天然砥石においては、産地によって、あるいは層によって質が全く異なりますので、自分が思うような砥石に出会うことは大変稀です。また人造砥石においても、メーカーや品名、番手によって特徴は様々です。
大工は、砥ぐ刃物に合わせて、もしくは仕事の内容に合わせて、砥ぎ角度だけでなく砥石も変えることで、仕事の効率や精度を上げることが出来るのです。

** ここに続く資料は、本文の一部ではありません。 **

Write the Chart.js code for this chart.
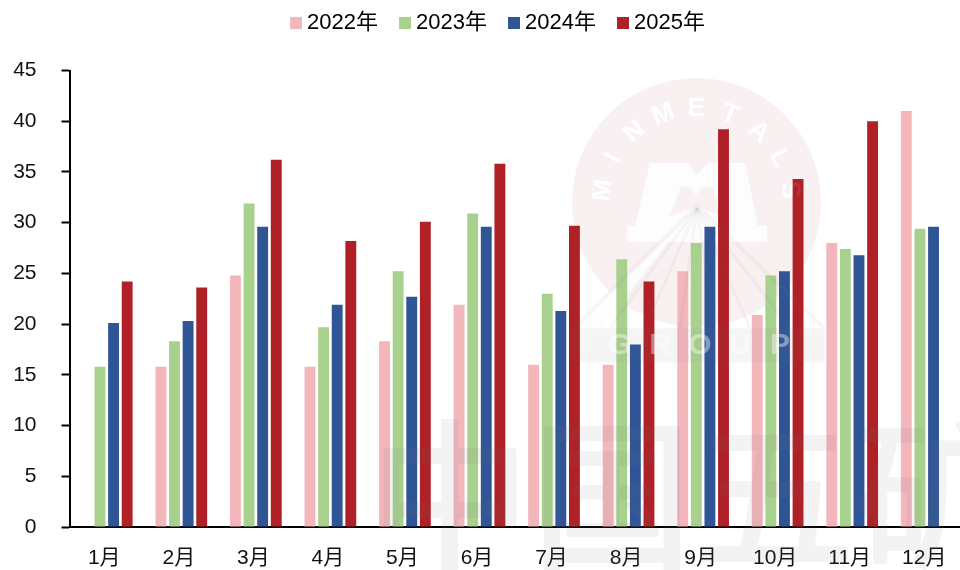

 これは私が良く使う人造砥石です。厚さ15mm程ある砥石を1mm近くまで砥ぎ減らしますので、薄くなった砥石が割れてしまわぬよう、新しい砥石と張り合わせて使うようにしています。その結果、このような積層の人造砥石が出来上がるのです。早いときは、2、3年でこの状態になります。何事も積み重ねが大事です。

特殊鉋

特殊鉋

 我が社の砥ぎ場です。切れ味が落ちた刃物を豆に研ぎ、常に切れ味の良い状態を保つということはとても大変なことです。大工は基本的には昼休みなどの休憩時間や仕事が終わった後に切れ味が落ちた刃物を研ぎます。しかし、例えば仕事中に、鑿が切れなくなってしまった場合、その鑿をごまかしながら使い続けるよりも、一旦、砥ぎ場に引っ込み、研いで鑿を切れる状態に直してから再び仕事に取り掛かった方が、早くて綺麗な仕事ができるものです。

 砥ぎ場の環境を充実させることは、大工の研ぎに対するモチベーションを高く保たせる上でとても大事なことであり、日ごろの仕事の完成度を高く保つ上でもとても重要なことであると私は考えています。